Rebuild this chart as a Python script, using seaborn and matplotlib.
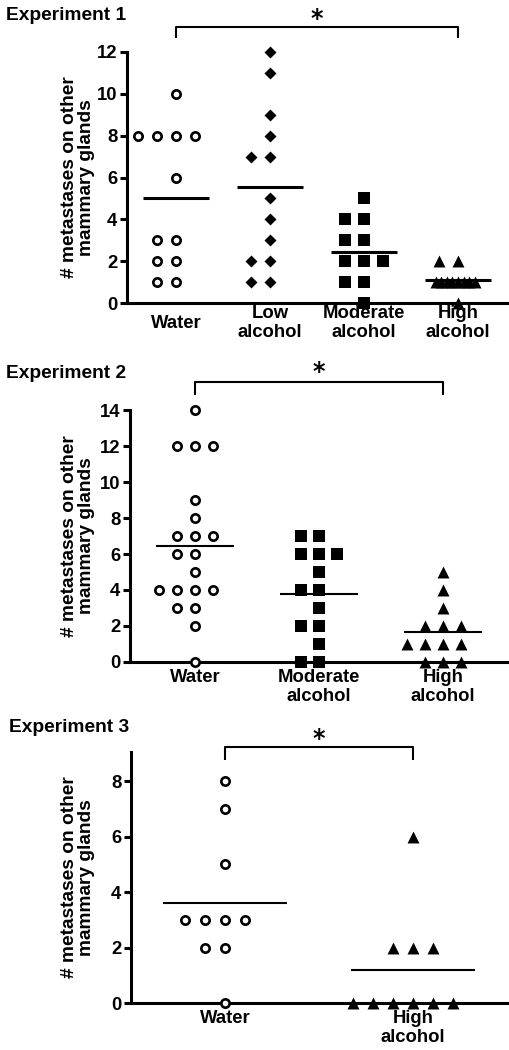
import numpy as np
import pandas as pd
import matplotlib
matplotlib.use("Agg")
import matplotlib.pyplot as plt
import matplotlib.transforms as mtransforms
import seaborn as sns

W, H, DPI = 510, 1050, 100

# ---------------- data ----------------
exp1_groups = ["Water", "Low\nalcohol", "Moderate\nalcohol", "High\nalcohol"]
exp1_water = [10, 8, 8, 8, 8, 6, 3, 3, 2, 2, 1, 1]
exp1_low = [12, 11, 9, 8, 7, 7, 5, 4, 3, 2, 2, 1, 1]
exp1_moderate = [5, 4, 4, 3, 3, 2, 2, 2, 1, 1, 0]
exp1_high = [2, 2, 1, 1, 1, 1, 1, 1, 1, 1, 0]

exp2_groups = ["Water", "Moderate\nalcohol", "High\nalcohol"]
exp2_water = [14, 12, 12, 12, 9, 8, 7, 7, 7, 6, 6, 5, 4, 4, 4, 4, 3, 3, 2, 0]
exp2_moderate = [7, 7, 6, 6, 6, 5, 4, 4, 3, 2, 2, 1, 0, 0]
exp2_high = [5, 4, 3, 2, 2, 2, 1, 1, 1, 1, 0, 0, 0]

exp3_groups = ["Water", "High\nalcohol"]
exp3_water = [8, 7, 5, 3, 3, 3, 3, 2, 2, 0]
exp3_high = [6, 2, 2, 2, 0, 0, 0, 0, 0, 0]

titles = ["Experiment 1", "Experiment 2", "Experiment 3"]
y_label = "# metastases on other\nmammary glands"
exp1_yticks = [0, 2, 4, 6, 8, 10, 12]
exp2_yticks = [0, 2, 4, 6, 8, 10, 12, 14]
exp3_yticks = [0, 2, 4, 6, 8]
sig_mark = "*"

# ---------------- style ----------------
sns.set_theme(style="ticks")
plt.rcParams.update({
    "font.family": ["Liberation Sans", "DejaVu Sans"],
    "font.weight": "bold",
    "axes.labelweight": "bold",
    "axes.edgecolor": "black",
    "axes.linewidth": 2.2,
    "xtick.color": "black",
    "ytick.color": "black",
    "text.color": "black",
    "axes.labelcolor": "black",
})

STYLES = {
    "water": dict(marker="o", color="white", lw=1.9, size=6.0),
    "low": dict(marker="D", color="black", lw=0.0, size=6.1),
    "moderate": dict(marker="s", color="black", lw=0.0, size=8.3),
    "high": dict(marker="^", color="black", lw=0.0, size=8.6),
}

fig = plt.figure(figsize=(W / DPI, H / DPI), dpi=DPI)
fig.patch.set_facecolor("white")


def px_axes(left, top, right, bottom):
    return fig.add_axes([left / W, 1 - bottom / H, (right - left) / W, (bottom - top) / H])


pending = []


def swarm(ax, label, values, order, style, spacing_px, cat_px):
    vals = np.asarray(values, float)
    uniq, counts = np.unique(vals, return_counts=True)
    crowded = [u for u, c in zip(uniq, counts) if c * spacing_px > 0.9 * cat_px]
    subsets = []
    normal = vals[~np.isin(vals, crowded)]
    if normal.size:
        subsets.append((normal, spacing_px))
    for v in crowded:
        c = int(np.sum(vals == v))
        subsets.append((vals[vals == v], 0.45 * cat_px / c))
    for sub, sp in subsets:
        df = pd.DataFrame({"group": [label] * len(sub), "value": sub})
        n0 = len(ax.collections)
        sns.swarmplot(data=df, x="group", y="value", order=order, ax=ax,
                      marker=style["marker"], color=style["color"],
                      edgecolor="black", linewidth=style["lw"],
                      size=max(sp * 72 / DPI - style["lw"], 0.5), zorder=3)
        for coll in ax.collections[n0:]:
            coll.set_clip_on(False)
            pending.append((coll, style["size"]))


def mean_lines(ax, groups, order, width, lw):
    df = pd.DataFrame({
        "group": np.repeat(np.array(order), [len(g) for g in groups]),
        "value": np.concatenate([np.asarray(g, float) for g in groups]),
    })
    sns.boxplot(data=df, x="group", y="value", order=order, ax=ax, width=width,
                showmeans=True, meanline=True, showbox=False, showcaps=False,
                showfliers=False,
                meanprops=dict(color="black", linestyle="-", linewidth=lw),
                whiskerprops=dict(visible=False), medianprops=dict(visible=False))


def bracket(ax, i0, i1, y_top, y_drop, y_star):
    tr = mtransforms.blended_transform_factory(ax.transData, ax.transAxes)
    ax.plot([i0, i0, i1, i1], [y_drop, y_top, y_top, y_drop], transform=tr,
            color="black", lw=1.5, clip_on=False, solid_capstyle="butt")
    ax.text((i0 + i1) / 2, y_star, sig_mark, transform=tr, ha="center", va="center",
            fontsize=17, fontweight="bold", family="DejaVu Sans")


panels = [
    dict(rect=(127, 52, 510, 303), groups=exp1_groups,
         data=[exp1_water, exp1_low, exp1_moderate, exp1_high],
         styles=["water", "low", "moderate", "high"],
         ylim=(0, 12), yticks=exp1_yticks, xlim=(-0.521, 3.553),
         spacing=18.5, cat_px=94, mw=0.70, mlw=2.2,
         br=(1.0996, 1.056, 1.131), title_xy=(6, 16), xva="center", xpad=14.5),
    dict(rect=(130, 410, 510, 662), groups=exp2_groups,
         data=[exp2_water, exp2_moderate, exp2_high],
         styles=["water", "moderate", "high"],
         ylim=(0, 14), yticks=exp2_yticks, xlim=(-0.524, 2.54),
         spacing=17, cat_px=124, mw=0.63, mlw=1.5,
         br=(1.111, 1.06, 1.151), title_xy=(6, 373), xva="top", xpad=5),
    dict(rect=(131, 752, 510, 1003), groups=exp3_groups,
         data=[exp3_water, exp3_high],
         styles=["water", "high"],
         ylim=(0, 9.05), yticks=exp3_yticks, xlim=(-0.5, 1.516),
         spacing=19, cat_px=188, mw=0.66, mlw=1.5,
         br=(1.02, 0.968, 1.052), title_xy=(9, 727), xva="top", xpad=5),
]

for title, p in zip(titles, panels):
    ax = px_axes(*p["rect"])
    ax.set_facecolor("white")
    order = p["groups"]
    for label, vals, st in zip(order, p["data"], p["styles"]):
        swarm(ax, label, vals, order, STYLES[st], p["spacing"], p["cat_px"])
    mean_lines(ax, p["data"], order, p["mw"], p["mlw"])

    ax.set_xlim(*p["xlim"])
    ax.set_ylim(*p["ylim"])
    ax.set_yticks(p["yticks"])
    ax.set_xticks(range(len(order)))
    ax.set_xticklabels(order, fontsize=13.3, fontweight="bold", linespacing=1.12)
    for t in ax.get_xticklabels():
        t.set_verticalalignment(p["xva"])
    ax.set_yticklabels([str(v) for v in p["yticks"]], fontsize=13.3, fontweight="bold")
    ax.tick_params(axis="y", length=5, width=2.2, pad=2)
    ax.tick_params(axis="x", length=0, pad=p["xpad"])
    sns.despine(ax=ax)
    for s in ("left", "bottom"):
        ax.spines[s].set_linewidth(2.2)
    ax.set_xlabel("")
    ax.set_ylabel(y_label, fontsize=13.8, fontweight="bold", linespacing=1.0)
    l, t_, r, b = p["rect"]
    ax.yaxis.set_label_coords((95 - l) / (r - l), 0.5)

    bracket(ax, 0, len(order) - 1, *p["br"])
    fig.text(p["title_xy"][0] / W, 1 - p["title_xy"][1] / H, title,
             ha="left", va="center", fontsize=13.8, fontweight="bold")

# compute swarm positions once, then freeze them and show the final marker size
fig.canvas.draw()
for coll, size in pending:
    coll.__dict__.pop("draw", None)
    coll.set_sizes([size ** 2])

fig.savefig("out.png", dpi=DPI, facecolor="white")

━━━━

#### Objective:
Without the pictures, write out the whole listing above exactly as it appears.

#### Solution:
Rebuild this chart as a Python script, using seaborn and matplotlib.
import numpy as np
import pandas as pd
import matplotlib
matplotlib.use("Agg")
import matplotlib.pyplot as plt
import matplotlib.transforms as mtransforms
import seaborn as sns

W, H, DPI = 510, 1050, 100

# ---------------- data ----------------
exp1_groups = ["Water", "Low\nalcohol", "Moderate\nalcohol", "High\nalcohol"]
exp1_water = [10, 8, 8, 8, 8, 6, 3, 3, 2, 2, 1, 1]
exp1_low = [12, 11, 9, 8, 7, 7, 5, 4, 3, 2, 2, 1, 1]
exp1_moderate = [5, 4, 4, 3, 3, 2, 2, 2, 1, 1, 0]
exp1_high = [2, 2, 1, 1, 1, 1, 1, 1, 1, 1, 0]

exp2_groups = ["Water", "Moderate\nalcohol", "High\nalcohol"]
exp2_water = [14, 12, 12, 12, 9, 8, 7, 7, 7, 6, 6, 5, 4, 4, 4, 4, 3, 3, 2, 0]
exp2_moderate = [7, 7, 6, 6, 6, 5, 4, 4, 3, 2, 2, 1, 0, 0]
exp2_high = [5, 4, 3, 2, 2, 2, 1, 1, 1, 1, 0, 0, 0]

exp3_groups = ["Water", "High\nalcohol"]
exp3_water = [8, 7, 5, 3, 3, 3, 3, 2, 2, 0]
exp3_high = [6, 2, 2, 2, 0, 0, 0, 0, 0, 0]

titles = ["Experiment 1", "Experiment 2", "Experiment 3"]
y_label = "# metastases on other\nmammary glands"
exp1_yticks = [0, 2, 4, 6, 8, 10, 12]
exp2_yticks = [0, 2, 4, 6, 8, 10, 12, 14]
exp3_yticks = [0, 2, 4, 6, 8]
sig_mark = "*"

# ---------------- style ----------------
sns.set_theme(style="ticks")
plt.rcParams.update({
    "font.family": ["Liberation Sans", "DejaVu Sans"],
    "font.weight": "bold",
    "axes.labelweight": "bold",
    "axes.edgecolor": "black",
    "axes.linewidth": 2.2,
    "xtick.color": "black",
    "ytick.color": "black",
    "text.color": "black",
    "axes.labelcolor": "black",
})

STYLES = {
    "water": dict(marker="o", color="white", lw=1.9, size=6.0),
    "low": dict(marker="D", color="black", lw=0.0, size=6.1),
    "moderate": dict(marker="s", color="black", lw=0.0, size=8.3),
    "high": dict(marker="^", color="black", lw=0.0, size=8.6),
}

fig = plt.figure(figsize=(W / DPI, H / DPI), dpi=DPI)
fig.patch.set_facecolor("white")


def px_axes(left, top, right, bottom):
    return fig.add_axes([left / W, 1 - bottom / H, (right - left) / W, (bottom - top) / H])


pending = []


def swarm(ax, label, values, order, style, spacing_px, cat_px):
    vals = np.asarray(values, float)
    uniq, counts = np.unique(vals, return_counts=True)
    crowded = [u for u, c in zip(uniq, counts) if c * spacing_px > 0.9 * cat_px]
    subsets = []
    normal = vals[~np.isin(vals, crowded)]
    if normal.size:
        subsets.append((normal, spacing_px))
    for v in crowded:
        c = int(np.sum(vals == v))
        subsets.append((vals[vals == v], 0.45 * cat_px / c))
    for sub, sp in subsets:
        df = pd.DataFrame({"group": [label] * len(sub), "value": sub})
        n0 = len(ax.collections)
        sns.swarmplot(data=df, x="group", y="value", order=order, ax=ax,
                      marker=style["marker"], color=style["color"],
                      edgecolor="black", linewidth=style["lw"],
                      size=max(sp * 72 / DPI - style["lw"], 0.5), zorder=3)
        for coll in ax.collections[n0:]:
            coll.set_clip_on(False)
            pending.append((coll, style["size"]))


def mean_lines(ax, groups, order, width, lw):
    df = pd.DataFrame({
        "group": np.repeat(np.array(order), [len(g) for g in groups]),
        "value": np.concatenate([np.asarray(g, float) for g in groups]),
    })
    sns.boxplot(data=df, x="group", y="value", order=order, ax=ax, width=width,
                showmeans=True, meanline=True, showbox=False, showcaps=False,
                showfliers=False,
                meanprops=dict(color="black", linestyle="-", linewidth=lw),
                whiskerprops=dict(visible=False), medianprops=dict(visible=False))


def bracket(ax, i0, i1, y_top, y_drop, y_star):
    tr = mtransforms.blended_transform_factory(ax.transData, ax.transAxes)
    ax.plot([i0, i0, i1, i1], [y_drop, y_top, y_top, y_drop], transform=tr,
            color="black", lw=1.5, clip_on=False, solid_capstyle="butt")
    ax.text((i0 + i1) / 2, y_star, sig_mark, transform=tr, ha="center", va="center",
            fontsize=17, fontweight="bold", family="DejaVu Sans")


panels = [
    dict(rect=(127, 52, 510, 303), groups=exp1_groups,
         data=[exp1_water, exp1_low, exp1_moderate, exp1_high],
         styles=["water", "low", "moderate", "high"],
         ylim=(0, 12), yticks=exp1_yticks, xlim=(-0.521, 3.553),
         spacing=18.5, cat_px=94, mw=0.70, mlw=2.2,
         br=(1.0996, 1.056, 1.131), title_xy=(6, 16), xva="center", xpad=14.5),
    dict(rect=(130, 410, 510, 662), groups=exp2_groups,
         data=[exp2_water, exp2_moderate, exp2_high],
         styles=["water", "moderate", "high"],
         ylim=(0, 14), yticks=exp2_yticks, xlim=(-0.524, 2.54),
         spacing=17, cat_px=124, mw=0.63, mlw=1.5,
         br=(1.111, 1.06, 1.151), title_xy=(6, 373), xva="top", xpad=5),
    dict(rect=(131, 752, 510, 1003), groups=exp3_groups,
         data=[exp3_water, exp3_high],
         styles=["water", "high"],
         ylim=(0, 9.05), yticks=exp3_yticks, xlim=(-0.5, 1.516),
         spacing=19, cat_px=188, mw=0.66, mlw=1.5,
         br=(1.02, 0.968, 1.052), title_xy=(9, 727), xva="top", xpad=5),
]

for title, p in zip(titles, panels):
    ax = px_axes(*p["rect"])
    ax.set_facecolor("white")
    order = p["groups"]
    for label, vals, st in zip(order, p["data"], p["styles"]):
        swarm(ax, label, vals, order, STYLES[st], p["spacing"], p["cat_px"])
    mean_lines(ax, p["data"], order, p["mw"], p["mlw"])

    ax.set_xlim(*p["xlim"])
    ax.set_ylim(*p["ylim"])
    ax.set_yticks(p["yticks"])
    ax.set_xticks(range(len(order)))
    ax.set_xticklabels(order, fontsize=13.3, fontweight="bold", linespacing=1.12)
    for t in ax.get_xticklabels():
        t.set_verticalalignment(p["xva"])
    ax.set_yticklabels([str(v) for v in p["yticks"]], fontsize=13.3, fontweight="bold")
    ax.tick_params(axis="y", length=5, width=2.2, pad=2)
    ax.tick_params(axis="x", length=0, pad=p["xpad"])
    sns.despine(ax=ax)
    for s in ("left", "bottom"):
        ax.spines[s].set_linewidth(2.2)
    ax.set_xlabel("")
    ax.set_ylabel(y_label, fontsize=13.8, fontweight="bold", linespacing=1.0)
    l, t_, r, b = p["rect"]
    ax.yaxis.set_label_coords((95 - l) / (r - l), 0.5)

    bracket(ax, 0, len(order) - 1, *p["br"])
    fig.text(p["title_xy"][0] / W, 1 - p["title_xy"][1] / H, title,
             ha="left", va="center", fontsize=13.8, fontweight="bold")

# compute swarm positions once, then freeze them and show the final marker size
fig.canvas.draw()
for coll, size in pending:
    coll.__dict__.pop("draw", None)
    coll.set_sizes([size ** 2])

fig.savefig("out.png", dpi=DPI, facecolor="white")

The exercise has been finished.